Heroku (Hosting platform) - Heroku has become well known among developers independently of preferred coding language. Why? Because dev ops tasks are still very time-consuming, difficult, expensive and very often related to stress. Everyone who says something else is lying. It’s a bit funny that Heroku is on the ‘Best-of’ list this year since I had the gem ‘Capistrano’ listed last year. Heroku is like “Capistrano” as a service. It’s an environment managing system, at an even higher level than Capistrano, that makes it easier than ever to deploy and maintain apps into different staging environments. Most noticeable pros are the custom Heroku command line, the ‘add service’ options (Third party add-ons) and the dashboard. The biggest con is however often mentioned around the web, and it’s related to Heroku’s pricing. If you are running something serious, it gets very expensive. The reason why it get’s so expensive, is that they do not offer any subscription options for Dynos between 50$ and 250$ (First option where RAM is exceeding 1GB). Apart from this, the product as a service feels extremly well crafted, and I will continue to use it for a long time.

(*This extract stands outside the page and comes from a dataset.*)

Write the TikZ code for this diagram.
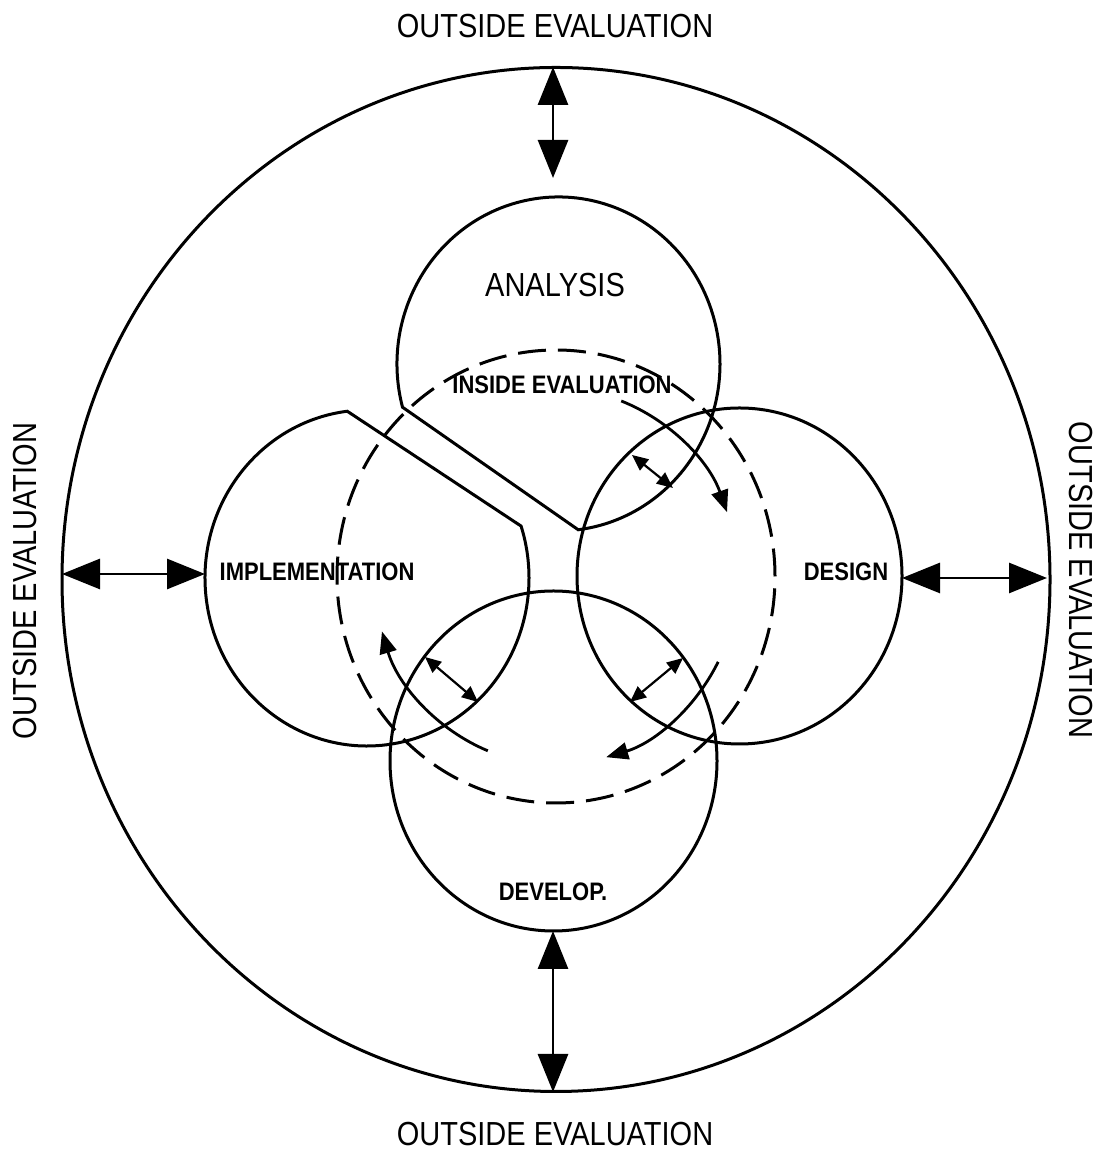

Forest (Productivity app) - Forest is a small simple productivity app. I use it to track my ‘Power sessions’ that is 45 min of uninterrupted deep work.

Quake Champions (First person shooter) - The master branch is back, this time with an ‘arena like’ shooter, all about multiplayer. Even though the game is hard, and lots of great players online, I’ve slaughtered thousands already. The fragfest will continue into 2019 for sure!

Basecamp (Project management tool) - We’re back on BC and it feels just right. No comment needed, this is currently the best project/business/team management tool on the market. As Heroku, it’s expensive if you are a small team (Fixed pricing 99usd/month), but if you measure it against what you get done, it’s still cheap. I say this having experienced Jira, Asana, Slack, Git, Trello and a few others for project management.

Mailcatcher (Rails gem/service) - This is a small service I use during development that spawns a “fake” inbox on localhost to receive all emails coming for apps running in development locally. With this tool, you do not have to clutter your real email inbox with lots of unfinished emails from your apps.